Despite Corley and Speir’s longevity with the Sheriffs Department, however, neither was assigned to the investigations division until 1989, the same year Irby was transferred to that division.12 Evans and Jones have greater experience in the Monroe County Sheriffs Department investigation division, working with Sheriff Bittick and Captain John Wilkes, head of that division, than do Speir, Corley or Irby. With respect to the hiring of Evans and Jones, the sole comparators in this case, Irby was treated similarly to other deputies with less investigation experience than Evans and Jones.
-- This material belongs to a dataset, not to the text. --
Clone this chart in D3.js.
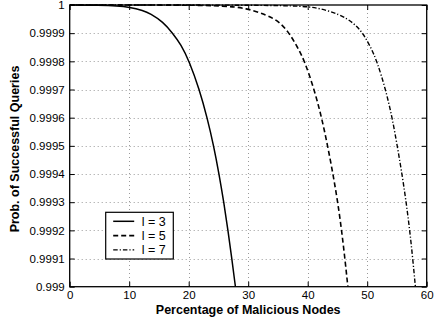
<!DOCTYPE html>
<html>
<head>
<meta charset="utf-8">
<script src="https://cdn.jsdelivr.net/npm/d3@7"></script>
<style>
  body { margin: 0; background: #fff; }
  svg { display: block; font-family: "Liberation Sans", Arial, sans-serif; }
</style>
</head>
<body>
<svg id="chart" width="435" height="322"></svg>
<script>
// values
var l3x = [0, 5, 8, 10, 12.4, 13.5, 15.7, 17.3, 18.7, 20.1, 21.8, 23.1, 24.2, 25.1, 25.9, 26.6, 27.25, 27.85];
var l3y = [1, 0.999999, 0.999997, 0.999993, 0.99998, 0.99997, 0.99994, 0.9999, 0.99986, 0.9998, 0.9997, 0.9996, 0.9995, 0.9994, 0.9993, 0.9992, 0.9991, 0.999];

var l5x = [0, 20, 26, 29.7, 33.1, 35.3, 36.9, 38.3, 39.5, 41.1, 42.35, 43.35, 44.25, 45.05, 45.7, 46.25, 46.75];
var l5y = [1, 1, 0.999997, 0.999989, 0.999965, 0.99994, 0.9999, 0.99985, 0.9998, 0.9997, 0.9996, 0.9995, 0.9994, 0.9993, 0.9992, 0.9991, 0.999];

var l7x = [0, 30, 38, 41.5, 45.4, 47.7, 49.3, 50.6, 51.65, 53.1, 54.2, 55.05, 55.85, 56.55, 57.15, 57.65, 58.1];
var l7y = [1, 1, 0.999997, 0.999992, 0.999967, 0.999937, 0.9999, 0.99985, 0.9998, 0.9997, 0.9996, 0.9995, 0.9994, 0.9993, 0.9992, 0.9991, 0.999];

var seriesNames = ["l = 3", "l = 5", "l = 7"];
var xTicks = [0, 10, 20, 30, 40, 50, 60];
var yTicks = [0.999, 0.9991, 0.9992, 0.9993, 0.9994, 0.9995, 0.9996, 0.9997, 0.9998, 0.9999, 1];

var svg = d3.select("#chart");
// plot box edges (note: "top" is reserved on window, so use pTop etc.)
var pLeft = 69.7, pRight = 426.7, pTop = 5, pBottom = 286.7;

var x = d3.scaleLinear().domain([0, 60]).range([pLeft, pRight]);
var y = d3.scaleLinear().domain([0.999, 1]).range([pBottom, pTop]);

// dotted grid
var grid = svg.append("g").attr("stroke", "#9a9a9a").attr("stroke-width", 1).attr("stroke-dasharray", "1,3");
grid.selectAll("line.gx").data(xTicks.slice(1, -1)).enter().append("line")
  .attr("x1", function (d) { return Math.round(x(d)) + 0.5; })
  .attr("x2", function (d) { return Math.round(x(d)) + 0.5; })
  .attr("y1", pTop).attr("y2", pBottom);
grid.selectAll("line.gy").data(yTicks.slice(1, -1)).enter().append("line")
  .attr("y1", function (d) { return Math.round(y(d)) + 0.5; })
  .attr("y2", function (d) { return Math.round(y(d)) + 0.5; })
  .attr("x1", pLeft).attr("x2", pRight);

// axes, ticks pointing inward
function styleAxis(g) {
  g.select(".domain").remove();
  g.selectAll("text").attr("font-size", "11.5px").attr("fill", "#000")
    .attr("font-family", "'Liberation Sans', Arial, sans-serif");
  g.selectAll("line").attr("stroke", "#000");
}
svg.append("g").attr("transform", "translate(0," + pBottom + ")")
  .call(d3.axisBottom(x).tickValues(xTicks).tickSize(-5).tickPadding(4).tickFormat(d3.format("d")))
  .call(styleAxis);
svg.append("g").attr("transform", "translate(0," + pTop + ")")
  .call(d3.axisTop(x).tickValues(xTicks).tickSize(-5).tickFormat(""))
  .call(styleAxis);
svg.append("g").attr("transform", "translate(" + pLeft + ",0)")
  .call(d3.axisLeft(y).tickValues(yTicks).tickSize(-5).tickPadding(5).tickFormat(function (d) { return d === 1 ? "1" : d3.format(".4f")(d).replace(/0+$/, ""); }))
  .call(styleAxis);
svg.append("g").attr("transform", "translate(" + pRight + ",0)")
  .call(d3.axisRight(y).tickValues(yTicks).tickSize(-5).tickFormat(""))
  .call(styleAxis);

// clip curves to plot box
svg.append("clipPath").attr("id", "plot").append("rect")
  .attr("x", pLeft).attr("y", pTop - 1).attr("width", pRight - pLeft).attr("height", pBottom - pTop + 1);

// b-spline smooths out small reading errors between the points
var line = d3.line()
  .x(function (d) { return x(d[0]); })
  .y(function (d) { return y(d[1]); })
  .curve(d3.curveBasis);

var series = [
  { name: seriesNames[0], pts: d3.zip(l3x, l3y), dash: null, w: 1.5 },
  { name: seriesNames[1], pts: d3.zip(l5x, l5y), dash: "5,3", w: 1.6 },
  { name: seriesNames[2], pts: d3.zip(l7x, l7y), dash: "4.5,2,1.2,2", w: 1.4 }
];

svg.append("g").attr("clip-path", "url(#plot)")
  .selectAll("path").data(series).enter().append("path")
  .attr("d", function (d) { return line(d.pts); })
  .attr("fill", "none").attr("stroke", "#000")
  .attr("stroke-width", function (d) { return d.w; })
  .attr("stroke-dasharray", function (d) { return d.dash; });

// plot frame
svg.append("rect").attr("x", pLeft).attr("y", pTop).attr("width", pRight - pLeft).attr("height", pBottom - pTop)
  .attr("fill", "none").attr("stroke", "#000").attr("stroke-width", 1.3);

// legend
var lg = svg.append("g").attr("transform", "translate(105.7,212.3)");
lg.append("rect").attr("width", 67.6).attr("height", 46.7).attr("fill", "#fff").attr("stroke", "#000").attr("stroke-width", 1.2);
var items = lg.selectAll("g.item").data(series).enter().append("g")
  .attr("transform", function (d, i) { return "translate(0," + (9 + i * 14.3) + ")"; });
items.append("line").attr("x1", 7.5).attr("x2", 28.5).attr("y1", 0).attr("y2", 0)
  .attr("stroke", "#000")
  .attr("stroke-width", function (d) { return d.w; })
  .attr("stroke-dasharray", function (d) { return d.dash; });
items.append("text").attr("x", 36).attr("y", 4.5).attr("font-size", "12.5px").text(function (d) { return d.name; });

// axis titles
svg.append("text").attr("x", (pLeft + pRight) / 2).attr("y", 314).attr("text-anchor", "middle")
  .attr("font-size", "12.5px").attr("font-weight", "bold").text("Percentage of Malicious Nodes");
svg.append("text").attr("transform", "translate(19," + 149 + ") rotate(-90)").attr("text-anchor", "middle")
  .attr("font-size", "12.5px").attr("font-weight", "bold").text("Prob. of Successful Queries");
</script>
</body>
</html>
Accordingly, any claim that appellees’ decision to pay Evans and Jones their previous salary was gender-based is refuted.13
[957]*957Unique, long-term experience as an investigator in a single division constitutes a justification for pay difference under the EPA as part of the broad exception “any other factor other than sex.” See Glenn, 841 F.2d at 1571. Appellees, as the moving parties, have shown that there are no genuine issues of material fact and that they are entitled to judgment as a matter of law.14 Irby failed to rebut adequately appellees’ justification and thus, failed to raise a disputed material issue of fact.
III. CONCLUSION
Irby challenges the district court’s conclusion that Sheriff Bittick and Monroe County proved by a preponderance of the evidence that the pay disparity between investigator Irby and investigators Evans and Jones was justified as arising from a “factor other than sex” under the Equal Pay Act. We conclude that appellees proved that they weighed the experience of Evans and Jones in the investigations division of the Sheriffs Department in setting their incoming salary at a higher level than investigator Irby’s salary and that particular experience is a legitimate “factor other than sex” under the EPA. Accordingly, the district court’s grant of summary judgment to appellees is AFFIRMED.